The collapse of any meaningful distinctions among evangelicals reflects both their hardening loyalty to the GOP and the contraction of their overall numbers, says Robert P. Jones, chief executive officer of the Public Religion Research Institute, a non partisan group that studies religion, values and politics.
In PRRI surveys, he notes, evangelical Christians have declined from about 21% of the total population in 2008 to 15% this year. That erosion, Jones says, has been "asymmetrical," with younger and better-educated members becoming the most likely to leave the faith. That's left behind a group that is older and more uniformly conservative.
But if the 2018 election results highlight the solidifying uniformity of white evangelicals — male and female, college-educated or not — the findings simultaneously illuminate pressing reasons for Republican concern about white voters who are not evangelicals, both those with and without college degrees.

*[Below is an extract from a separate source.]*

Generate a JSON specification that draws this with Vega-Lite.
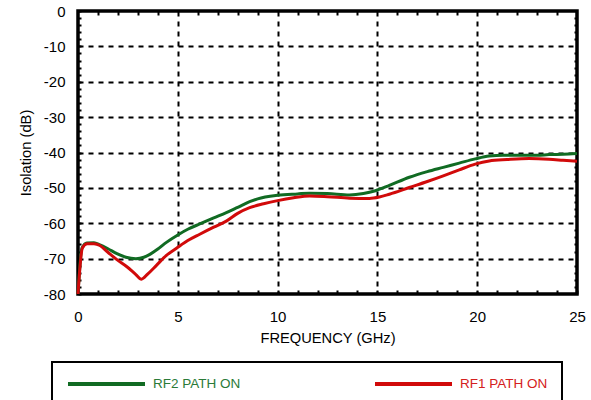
{
  "$schema": "https://vega.github.io/schema/vega-lite/v6.json",
  "width": 499,
  "height": 283,
  "autosize": {"type": "none"},
  "padding": {"left": 78, "top": 11, "right": 14, "bottom": 106},
  "config": {
    "view": {"stroke": "black", "strokeWidth": 3.5},
    "font": "Liberation Sans",
    "axis": {"labelFont": "Liberation Sans", "titleFont": "Liberation Sans", "labelColor": "black", "titleColor": "black", "titleFontWeight": "normal", "domain": false, "gridColor": "black", "gridDash": [5, 5], "gridWidth": 2, "gridOpacity": 1, "tickColor": "black", "tickWidth": 2}
  },
  "data": {"values": [
    {"f": 0, "iso": -80, "path": "RF2 PATH ON"},
    {"f": 0.2, "iso": -67, "path": "RF2 PATH ON"},
    {"f": 0.45, "iso": -65.6, "path": "RF2 PATH ON"},
    {"f": 0.8, "iso": -65.5, "path": "RF2 PATH ON"},
    {"f": 1.1, "iso": -66.1, "path": "RF2 PATH ON"},
    {"f": 1.5, "iso": -67.2, "path": "RF2 PATH ON"},
    {"f": 1.95, "iso": -68.6, "path": "RF2 PATH ON"},
    {"f": 2.4, "iso": -69.6, "path": "RF2 PATH ON"},
    {"f": 2.9, "iso": -70, "path": "RF2 PATH ON"},
    {"f": 3.3, "iso": -69.6, "path": "RF2 PATH ON"},
    {"f": 3.6, "iso": -68.8, "path": "RF2 PATH ON"},
    {"f": 4.0, "iso": -67.3, "path": "RF2 PATH ON"},
    {"f": 4.43, "iso": -65.4, "path": "RF2 PATH ON"},
    {"f": 5, "iso": -63.3, "path": "RF2 PATH ON"},
    {"f": 5.5, "iso": -61.7, "path": "RF2 PATH ON"},
    {"f": 6.1, "iso": -60.2, "path": "RF2 PATH ON"},
    {"f": 6.8, "iso": -58.5, "path": "RF2 PATH ON"},
    {"f": 7.43, "iso": -57.0, "path": "RF2 PATH ON"},
    {"f": 8, "iso": -55.5, "path": "RF2 PATH ON"},
    {"f": 8.6, "iso": -53.9, "path": "RF2 PATH ON"},
    {"f": 9, "iso": -53.1, "path": "RF2 PATH ON"},
    {"f": 10, "iso": -52.1, "path": "RF2 PATH ON"},
    {"f": 11, "iso": -51.7, "path": "RF2 PATH ON"},
    {"f": 11.6, "iso": -51.5, "path": "RF2 PATH ON"},
    {"f": 12.5, "iso": -51.6, "path": "RF2 PATH ON"},
    {"f": 13.6, "iso": -52.0, "path": "RF2 PATH ON"},
    {"f": 14.3, "iso": -51.6, "path": "RF2 PATH ON"},
    {"f": 14.9, "iso": -50.8, "path": "RF2 PATH ON"},
    {"f": 15.6, "iso": -49.3, "path": "RF2 PATH ON"},
    {"f": 16.6, "iso": -47.0, "path": "RF2 PATH ON"},
    {"f": 17.5, "iso": -45.4, "path": "RF2 PATH ON"},
    {"f": 18.3, "iso": -44.2, "path": "RF2 PATH ON"},
    {"f": 19.1, "iso": -43.0, "path": "RF2 PATH ON"},
    {"f": 19.9, "iso": -41.8, "path": "RF2 PATH ON"},
    {"f": 20.6, "iso": -41.0, "path": "RF2 PATH ON"},
    {"f": 21.3, "iso": -40.8, "path": "RF2 PATH ON"},
    {"f": 22, "iso": -40.8, "path": "RF2 PATH ON"},
    {"f": 23, "iso": -40.8, "path": "RF2 PATH ON"},
    {"f": 23.6, "iso": -40.6, "path": "RF2 PATH ON"},
    {"f": 24.3, "iso": -40.5, "path": "RF2 PATH ON"},
    {"f": 25, "iso": -40.3, "path": "RF2 PATH ON"},
    {"f": 0, "iso": -80, "path": "RF1 PATH ON"},
    {"f": 0.22, "iso": -67, "path": "RF1 PATH ON"},
    {"f": 0.46, "iso": -65.8, "path": "RF1 PATH ON"},
    {"f": 0.8, "iso": -65.8, "path": "RF1 PATH ON"},
    {"f": 1.1, "iso": -66.3, "path": "RF1 PATH ON"},
    {"f": 1.5, "iso": -68.2, "path": "RF1 PATH ON"},
    {"f": 1.95, "iso": -70.3, "path": "RF1 PATH ON"},
    {"f": 2.45, "iso": -72.3, "path": "RF1 PATH ON"},
    {"f": 2.9, "iso": -74.5, "path": "RF1 PATH ON"},
    {"f": 3.18, "iso": -75.8, "path": "RF1 PATH ON"},
    {"f": 3.5, "iso": -74.3, "path": "RF1 PATH ON"},
    {"f": 3.93, "iso": -71.9, "path": "RF1 PATH ON"},
    {"f": 4.43, "iso": -69.1, "path": "RF1 PATH ON"},
    {"f": 5, "iso": -66.8, "path": "RF1 PATH ON"},
    {"f": 5.5, "iso": -64.9, "path": "RF1 PATH ON"},
    {"f": 6.1, "iso": -63.1, "path": "RF1 PATH ON"},
    {"f": 6.8, "iso": -61.1, "path": "RF1 PATH ON"},
    {"f": 7.43, "iso": -59.4, "path": "RF1 PATH ON"},
    {"f": 8, "iso": -57.2, "path": "RF1 PATH ON"},
    {"f": 8.6, "iso": -55.6, "path": "RF1 PATH ON"},
    {"f": 9.3, "iso": -54.5, "path": "RF1 PATH ON"},
    {"f": 10, "iso": -53.6, "path": "RF1 PATH ON"},
    {"f": 10.8, "iso": -52.8, "path": "RF1 PATH ON"},
    {"f": 11.6, "iso": -52.3, "path": "RF1 PATH ON"},
    {"f": 12.5, "iso": -52.5, "path": "RF1 PATH ON"},
    {"f": 13.6, "iso": -52.9, "path": "RF1 PATH ON"},
    {"f": 14.6, "iso": -53.0, "path": "RF1 PATH ON"},
    {"f": 15.1, "iso": -52.6, "path": "RF1 PATH ON"},
    {"f": 15.6, "iso": -51.8, "path": "RF1 PATH ON"},
    {"f": 16.6, "iso": -49.9, "path": "RF1 PATH ON"},
    {"f": 17.5, "iso": -48.2, "path": "RF1 PATH ON"},
    {"f": 18.3, "iso": -46.6, "path": "RF1 PATH ON"},
    {"f": 19.1, "iso": -44.9, "path": "RF1 PATH ON"},
    {"f": 19.9, "iso": -43.3, "path": "RF1 PATH ON"},
    {"f": 20.6, "iso": -42.4, "path": "RF1 PATH ON"},
    {"f": 21.5, "iso": -42.0, "path": "RF1 PATH ON"},
    {"f": 22.6, "iso": -41.7, "path": "RF1 PATH ON"},
    {"f": 23.6, "iso": -41.9, "path": "RF1 PATH ON"},
    {"f": 24.3, "iso": -42.2, "path": "RF1 PATH ON"},
    {"f": 25, "iso": -42.5, "path": "RF1 PATH ON"}
  ]},
  "layer": [
    {
      "mark": {"type": "line", "strokeWidth": 3, "interpolate": "monotone"},
      "encoding": {
        "x": {"field": "f", "type": "quantitative", "scale": {"domain": [0, 25], "nice": false},
          "title": "FREQUENCY (GHz)",
          "axis": {"orient": "bottom", "values": [0,1,2,3,4,5,6,7,8,9,10,11,12,13,14,15,16,17,18,19,20,21,22,23,24,25],
            "labelExpr": "datum.value % 5 === 0 ? toString(datum.value) : ''",
            "gridOpacity": {"condition": {"test": "datum.value % 5 === 0 && datum.value > 0 && datum.value < 25", "value": 1}, "value": 0},
            "offset": -4, "tickSize": 4,
            "labelFontSize": 15, "labelPadding": 15, "titleFontSize": 14.7, "titlePadding": 6, "labelFlush": false, "labelOverlap": false}},
        "y": {"field": "iso", "type": "quantitative", "scale": {"domain": [-80, 0], "nice": false},
          "title": "Isolation (dB)",
          "axis": {"orient": "left", "values": [0,-2,-4,-6,-8,-10,-12,-14,-16,-18,-20,-22,-24,-26,-28,-30,-32,-34,-36,-38,-40,-42,-44,-46,-48,-50,-52,-54,-56,-58,-60,-62,-64,-66,-68,-70,-72,-74,-76,-78,-80],
            "labelExpr": "datum.value % 10 === 0 ? toString(datum.value) : ''",
            "offset": -3, "tickSize": 3, "labelFontSize": 15, "labelPadding": 13, "titleFontSize": 14.7, "titlePadding": 10, "labelOverlap": false, "labelFlush": false,
            "gridOpacity": {"condition": {"test": "datum.value % 10 === 0 && datum.value > -80 && datum.value < 0", "value": 1}, "value": 0}}},
        "color": {"field": "path", "type": "nominal", "sort": ["RF2 PATH ON", "RF1 PATH ON"],
          "scale": {"domain": ["RF2 PATH ON", "RF1 PATH ON"], "range": ["#116b23", "#d10a0a"]},
          "legend": {"orient": "none", "legendX": -26, "legendY": 351, "direction": "horizontal", "columns": 2, "columnPadding": 132,
            "title": null, "strokeColor": "black", "padding": 14, "symbolType": "stroke", "symbolSize": 5929, "symbolStrokeWidth": 4,
            "clipHeight": 16, "labelFontSize": 13.5, "labelOffset": 6, "labelFont": "Liberation Sans",
            "encode": {"labels": {"update": {"fill": {"signal": "datum.label === 'RF2 PATH ON' ? '#2a7a38' : '#d42020'"}}}, "legend": {"update": {"strokeWidth": {"value": 2}}}}}}
      }
    },
    {
      "mark": {"type": "line", "strokeOpacity": 0},
      "encoding": {
        "x": {"field": "f", "type": "quantitative", "scale": {"domain": [0, 25], "nice": false}, "title": null,
          "axis": {"orient": "top", "values": [1,2,3,4,6,7,8,9,11,12,13,14,16,17,18,19,21,22,23,24], "labels": false, "grid": false, "offset": -4, "tickSize": 4}},
        "y": {"field": "iso", "type": "quantitative", "scale": {"domain": [-80, 0], "nice": false}, "title": null,
          "axis": {"orient": "right", "values": [-2,-4,-6,-8,-12,-14,-16,-18,-22,-24,-26,-28,-32,-34,-36,-38,-42,-44,-46,-48,-52,-54,-56,-58,-62,-64,-66,-68,-72,-74,-76,-78], "labels": false, "grid": false, "offset": -3, "tickSize": 3}},
        "detail": {"field": "path"}
      }
    }
  ],
  "resolve": {"axis": {"x": "independent", "y": "independent"}}
}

Democrats carried fully two-thirds of college-educated whites that are not evangelical Christians. That included not only a head-turning 71% of college educated white women who are not evangelicals but also 59% of the equivalent men. The shares that said they disapproved of Trump's performance were even higher in both groups: 74% of the women and 63% of the men.
Democrats carried about three-fifths of these non-evangelical white-collar whites in the Florida Senate race and about two-thirds of them in Indiana, Tennessee and Missouri. Even in Texas, O'Rourke carried 61% of them, while Abrams won 55% of them in the Georgia governor's race. Those geographically dispersed results testify to the breadth of the recoil from the Trump-era GOP among these well-educated white voters that Republicans in an earlier generation considered part of their base.
In the national House exit poll, Democrats actually carried a slim 52% to 46% majority among non-college whites who are not evangelicals, though with a significant gender gap. While Democrats won the blue-collar women who are not evangelicals by 16 percentage points, Republicans won the equivalent men by 9 points. And while 56% of those non-evangelical blue-collar men said they approved of Trump's performance in office, 58% of the equivalent women said they disapproved. Those are the so-called WNCNEW that some Democrats see as an essential target for 2020.
[T]he 2018 exit polls showed that among both working-class white men and women who are not evangelicals, Democratic House candidates won a measurably higher share of the vote than Hillary Clinton did in the 2016 presidential race. In the heavily blue-collar Rust Belt states that tipped the 2016 election to Trump — particularly Michigan, Wisconsin and Pennsylvania — even small improvements might be enough to tilt the result the other way. As Teixeira says, when trying to reverse Trump's narrow margin of victory in the decisive states, "it all counts."